Она уже подошла к выходу, но неожиданно обернулась и увидела, как женщина небрежно бросила её записку в мусорный ящик.
Ничего не видя от нахлынувших слёз, мама вышла из церкви, сделала несколько шагов и упала.
Процокали торопливые каблучки, прошлёпали загорелые ноги в ярко-красных вьетнамках, прошаркали мягкие тапочки, простучали военные сапоги...
Мимо.
Люди, что с вами?
Наконец, кто-то остановился.
- Помогите, - прошептала она.
- Пить надо меньше, - незабытый уверенный голос. – Ишь, разлеглась... шпендра ты недобитая!
***
- Недобитая, недобитая... Добитая, - вздохнула мама.
В последний перед операцией вечер она рассказала мне о своей нелюбви:
– Я не сразу решилась, дочка, на разговор о твоём отце, но, наверное, правильно, что решилась: человек должен знать свои корни. Тебе – жить. Любить, заводить семью. Не ошибись, как ошиблась я. Не живи во лжи. Не касайся грязи душой.
***
Михаил Дормидонтович, вот скажите мне честно: вы стали бы мстить?
После похорон я позвонила Дарине Ивановне и спросила, не знает ли она что-нибудь о моём отце.
- Каком отце? – притворно удивилась она. – Ах, тебе мама всё рассказала? Ну... в общем, я знаю немного: лет десять назад он уехал в какой-то уральский город.
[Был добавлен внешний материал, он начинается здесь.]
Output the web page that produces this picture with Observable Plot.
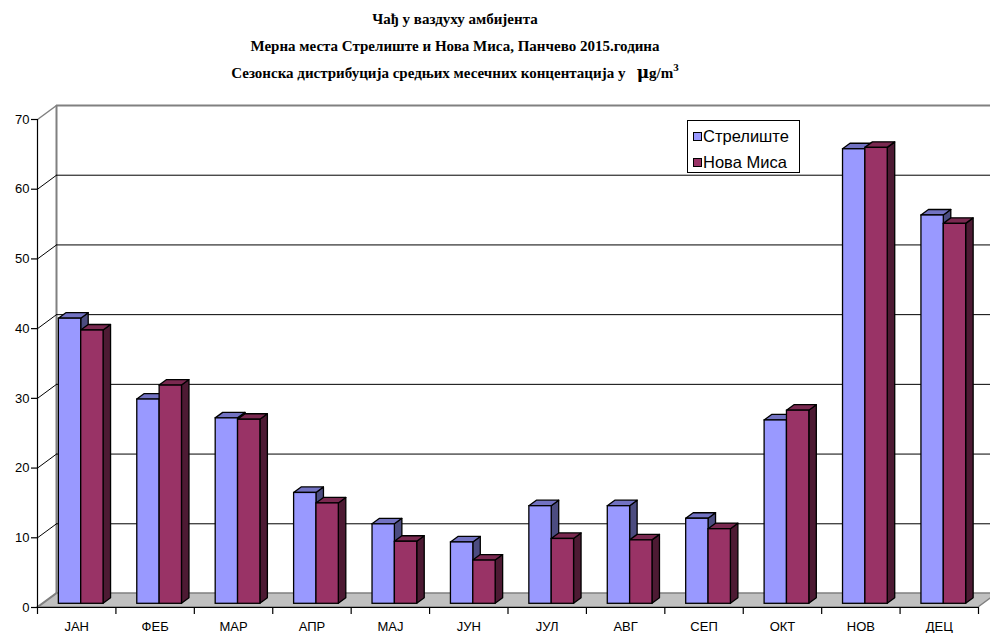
<!DOCTYPE html>
<html><head><meta charset="utf-8">
<script src="https://cdn.jsdelivr.net/npm/d3@7"></script>
<script src="https://cdn.jsdelivr.net/npm/@observablehq/plot@0.6"></script>
<style>
html,body{margin:0;padding:0;background:#fff}
body{width:990px;height:633px;overflow:hidden;position:relative;font-family:"Liberation Sans",Arial,sans-serif}
#title{position:absolute;left:0;top:0;width:910px;text-align:center;font-family:"Liberation Serif","Times New Roman",serif;font-weight:bold;font-size:15px;line-height:26.7px;padding-top:6px;color:#000}
#title sup{font-size:11px;line-height:0;vertical-align:7px}
#title .mu{font-family:"DejaVu Serif",serif;font-size:17px}
#chart{position:absolute;left:0;top:90px}
#legend{position:absolute;left:687px;top:120px;width:111px;height:51px;border:1px solid #000;background:#fff;font-size:16.5px;color:#000}
#legend .item{position:absolute;left:5px;height:18px;line-height:18px;white-space:nowrap}
#legend .sw{display:inline-block;width:7px;height:7px;border:1px solid #000;margin-right:1px;vertical-align:1px}
</style></head>
<body>
<div id="title">Чађ у ваздуху амбијента<br>Мерна места Стрелиште и Нова Миса, Панчево 2015.година<br>Сезонска дистрибуција средњих месечних концентација у&nbsp;&nbsp; <span class="mu">μ</span>g/m<sup>3</sup></div>
<div id="chart"></div>
<div id="legend"></div>
<script>
// ---- data ----
const months = ["ЈАН","ФЕБ","МАР","АПР","МАЈ","ЈУН","ЈУЛ","АВГ","СЕП","ОКТ","НОВ","ДЕЦ"];
const seriesNames = ["Стрелиште","Нова Миса"];
const strelishte = [40.9,29.3,26.6,15.9,11.4,8.8,14.0,14.0,12.2,26.3,65.2,55.7];
const novaMisa   = [39.2,31.3,26.4,14.4,8.9,6.2,9.3,9.1,10.7,27.7,65.4,54.5];
const yTicks = [0,10,20,30,40,50,60,70];

// ---- styling / layout ----
const colors = [
  {front:"#9999ff", top:"#7272c2", side:"#4c4c80"},
  {front:"#993366", top:"#7a2950", side:"#4d1a33"}
];
const W = 990, H = 543, ML = 37, MR = 12, MT = 29, MB = 26;
const kx = (W - ML - MR) / months.length;   // px per x unit
const ky = (H - MT - MB) / 70;              // px per y unit
const BX = 19 / kx, BY = 14 / ky;           // back-wall depth
const PX = 4.5 / kx, PY = 3.7 / ky;         // bar plane depth
const DX = 7.5 / kx, DY = 5.5 / ky;         // bar depth
const gap = 0.215, bw = 0.285;

const seriesVals = [strelishte, novaMisa];
const marks = [];

// floor
marks.push(Plot.areaX([{y:0,x1:0,x2:12},{y:BY,x1:BX,x2:12+BX}], {y:"y",x1:"x1",x2:"x2",fill:"#c0c0c0",stroke:"#808080",strokeWidth:1.5}));
// back wall edges
marks.push(Plot.ruleX([BX], {y1:BY, y2:70+BY, stroke:"#808080", strokeWidth:2}));
marks.push(Plot.ruleY([70+BY], {x1:BX, x2:12.5, stroke:"#808080", strokeWidth:2}));
// back gridlines
marks.push(Plot.ruleY(yTicks.filter(t => t > 0 && t < 70), {y: t => t + BY, x1:BX, x2:12.5, stroke:"#000", strokeWidth:1}));
// left wall diagonals
marks.push(Plot.link(yTicks, {x1:0, y1:t => t, x2:BX, y2:t => t + BY, stroke:t => (t===0||t===70) ? "#808080" : "#000", strokeWidth:t => (t===0||t===70) ? 1.5 : 1}));
// front y axis line and x axis line
marks.push(Plot.ruleX([0], {y1:0, y2:70, stroke:"#000", strokeWidth:1.2}));
marks.push(Plot.ruleY([0], {x1:0, x2:12, stroke:"#000", strokeWidth:1.2}));

// bars
seriesVals.forEach((vals, s) => {
  const bars = vals.map((v, i) => {
    const x1 = i + gap + s * bw + PX;
    return {id: i, x1, x2: x1 + bw, y1: PY, y2: v + PY};
  });
  const side = bars.flatMap(b => [
    {id:b.id, x:b.x2, y1:b.y1, y2:b.y2},
    {id:b.id, x:b.x2 + DX, y1:b.y1 + DY, y2:b.y2 + DY}
  ]);
  const top = bars.flatMap(b => [
    {id:b.id, y:b.y2, x1:b.x1, x2:b.x2},
    {id:b.id, y:b.y2 + DY, x1:b.x1 + DX, x2:b.x2 + DX}
  ]);
  marks.push(Plot.areaY(side, {x:"x", y1:"y1", y2:"y2", z:"id", fill:colors[s].side, stroke:"#000", strokeWidth:1.3, strokeLinejoin:"round"}));
  marks.push(Plot.areaX(top, {y:"y", x1:"x1", x2:"x2", z:"id", fill:colors[s].top, stroke:"#000", strokeWidth:1.3, strokeLinejoin:"round"}));
  marks.push(Plot.rect(bars, {x1:"x1", x2:"x2", y1:"y1", y2:"y2", fill:colors[s].front, stroke:"#000", strokeWidth:1.3}));
});

// axes
marks.push(Plot.axisY(yTicks, {tickSize:6, tickPadding:2, fontSize:13, stroke:"#000", strokeWidth:1.2}));
marks.push(Plot.axisX(d3.range(months.length + 1), {tickSize:7, tickFormat:() => "", stroke:"#000", strokeWidth:1.2}));
marks.push(Plot.axisX(months.map((m, i) => i + 0.5), {tickSize:0, tickPadding:14, fontSize:13, tickFormat:d => months[Math.floor(d)]}));

const chart = Plot.plot({
  width: W, height: H,
  marginLeft: ML, marginRight: MR, marginTop: MT, marginBottom: MB,
  x: {type:"linear", domain:[0, months.length], label:null},
  y: {type:"linear", domain:[0, 70], label:null},
  style: {fontFamily:"'Liberation Sans', Arial, sans-serif", fontSize:"13px", color:"#000", background:"#fff"},
  marks
});
document.getElementById("chart").appendChild(chart);

// legend
const lg = document.getElementById("legend");
seriesNames.forEach((n, s) => {
  const it = document.createElement("div");
  it.className = "item";
  it.style.top = (s === 0 ? 6 : 32) + "px";
  it.innerHTML = `<span class="sw" style="background:${colors[s].front}"></span>${n}`;
  lg.appendChild(it);
});
</script>
</body></html>
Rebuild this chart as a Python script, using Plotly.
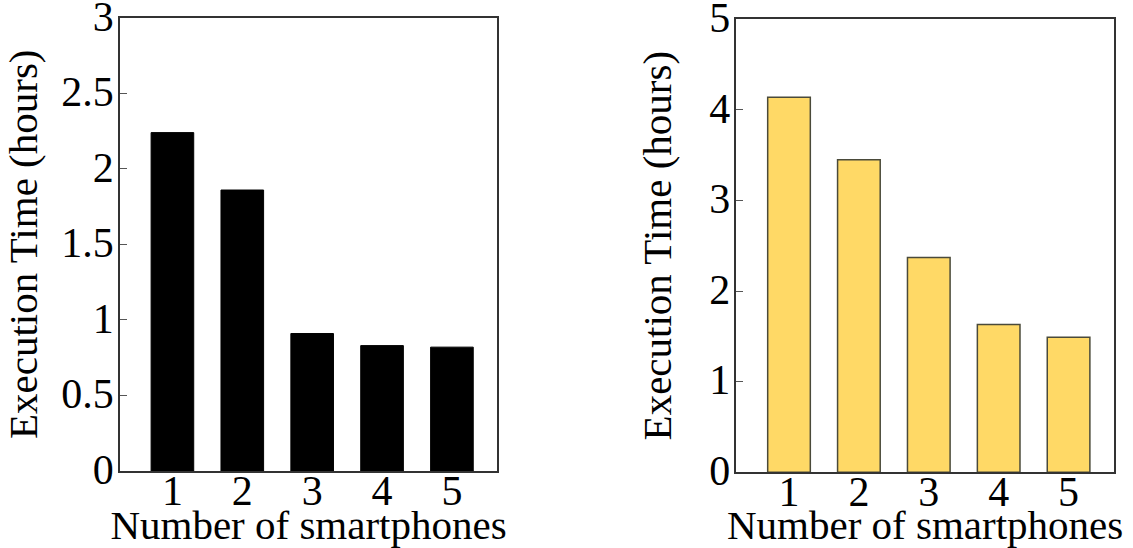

Процветает, занялся политикой. А зачем он тебе? Отомстить? Девочка, выбрось это из головы: маму уже не вернёшь, а местью только душу иссушишь.
- Что ж, буду жить с иссушённой душой, - ответила я.
Михаил Дормидонтович, я ещё молода, мой жизненный опыт совсем невелик, но уверена: ничто не проходит бесследно. Цепочка не прерывается, и когда-то издалека, с высоты... я не знаю, когда и откуда – но возвращается то, что посеяно, и бьёт так, что пощёчина или плевок кажутся детской шалостью.
Все проблемы в моей семье решал дед: «Я сам» - помню я с детства.
Но его больше нет, а это значит, что настал мой черёд сказать: «Я сама».